§ **SHORT PROBLEM**
Begin at the first line of the data and copy each line through the one containing "plt.rcParams['font.family'] = ['Liberation", that line included, with no pictures.

====================

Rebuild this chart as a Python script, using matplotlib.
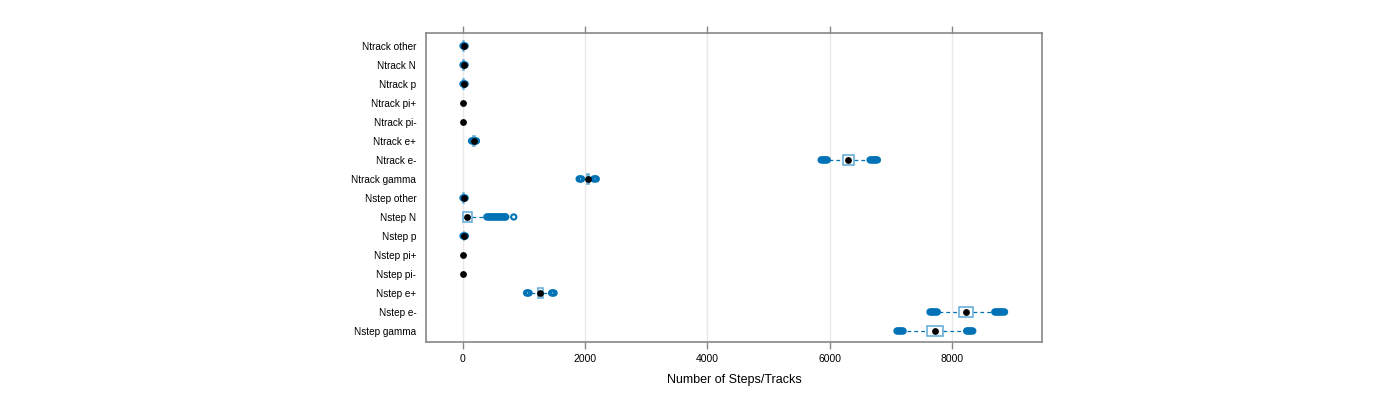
import numpy as np
import matplotlib
matplotlib.use("Agg")
from matplotlib import pyplot as plt
from matplotlib.patches import Rectangle

plt.rcParams['font.family'] = ['Liberation Sans', 'DejaVu Sans']

# categorias de arriba hacia abajo
categories = ["Ntrack other", "Ntrack N", "Ntrack p", "Ntrack pi+", "Ntrack pi-",
              "Ntrack e+", "Ntrack e-", "Ntrack gamma", "Nstep other", "Nstep N",
              "Nstep p", "Nstep pi+", "Nstep pi-", "Nstep e+", "Nstep e-", "Nstep gamma"]

# estadisticos de cada caja: q1, mediana, q3, bigote inferior, bigote superior
q1 = [8, 8, 8, 0, 0, 165, 6210, 2025, 8, 5, 10, 0, 0, 1230, 8110, 7590]
median = [12, 12, 12, 0, 0, 180, 6300, 2045, 12, 65, 15, 0, 0, 1265, 8230, 7720]
q3 = [16, 16, 16, 0, 0, 195, 6390, 2060, 16, 140, 20, 0, 0, 1310, 8340, 7850]
whisk_lo = [5, 5, 5, 0, 0, 150, 5990, 2000, 5, 0, 5, 0, 0, 1110, 7790, 7260]
whisk_hi = [20, 20, 20, 0, 0, 210, 6620, 2100, 20, 360, 25, 0, 0, 1410, 8650, 8180]

# valores atipicos (se dibujan como circulos abiertos)
outliers = [
    [0, 20, 35],
    [0, 20, 35],
    [0, 20, 35],
    [],
    [],
    [140, 160, 200, 220],
    [5860, 5880, 5900, 5920, 5940, 5960, 6660, 6680, 6700, 6720, 6740, 6760, 6780],
    [1900, 1920, 1940, 2140, 2160, 2180],
    [0, 20, 35],
    [390, 410, 430, 450, 470, 490, 510, 530, 550, 570, 590, 610, 630, 650, 670, 690, 700, 830],
    [0, 20, 40],
    [],
    [],
    [1040, 1060, 1080, 1450, 1470, 1490],
    [7640, 7660, 7680, 7700, 7720, 7740, 7760, 8700, 8720, 8740, 8760, 8780, 8800, 8820, 8840, 8860],
    [7100, 7120, 7140, 7160, 7180, 7200, 8240, 8260, 8280, 8300, 8320, 8340],
]

blue = "#0072B5"
box_col = "#5DA9D6"

fig = plt.figure(figsize=(14, 4), dpi=100)
ax = fig.add_axes([0.3043, 0.145, 0.44, 0.7725])

n = len(categories)
ys = np.arange(n, 0, -1)
hh = 0.27

for i, y in enumerate(ys):
    # bigotes punteados
    if whisk_lo[i] < q1[i]:
        ax.plot([whisk_lo[i], q1[i]], [y, y], ls='--', color=blue, lw=0.9, dashes=(3, 2.5), zorder=2)
    if whisk_hi[i] > q3[i]:
        ax.plot([q3[i], whisk_hi[i]], [y, y], ls='--', color=blue, lw=0.9, dashes=(3, 2.5), zorder=2)
    # caja
    if q3[i] > q1[i]:
        ax.add_patch(Rectangle((q1[i], y - hh), q3[i] - q1[i], 2 * hh,
                               facecolor='white', edgecolor=box_col, lw=1.1, zorder=3))
    # atipicos
    if outliers[i]:
        ax.scatter(outliers[i], [y] * len(outliers[i]), s=14, facecolors='none',
                   edgecolors=blue, linewidths=1.5, zorder=4)
    # mediana
    ax.scatter([median[i]], [y], s=24, color='black', zorder=5, linewidths=0)

ax.set_xlim(-605, 9473)
ax.set_ylim(0.42, n + 0.68)
ax.set_yticks(ys)
ax.set_yticklabels(categories, fontsize=7.2)
ax.set_xticks([0, 2000, 4000, 6000, 8000])
ax.tick_params(axis='x', labelsize=7.5, direction='out', length=5, color='#888888',
               top=True, width=1, pad=4)
ax.tick_params(axis='y', length=0, pad=7)
for x in [0, 2000, 4000, 6000, 8000]:
    ax.axvline(x, color='#e8e8e8', lw=1, zorder=0)
for sp in ax.spines.values():
    sp.set_color('#888888')
    sp.set_linewidth(1.2)
ax.set_xlabel("Number of Steps/Tracks", fontsize=9, labelpad=7)

fig.savefig("out.png", dpi=100)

====================

§ **SOLUTION BELOW**
Rebuild this chart as a Python script, using matplotlib.
import numpy as np
import matplotlib
matplotlib.use("Agg")
from matplotlib import pyplot as plt
from matplotlib.patches import Rectangle

plt.rcParams['font.family'] = ['Liberation Sans', 'DejaVu Sans']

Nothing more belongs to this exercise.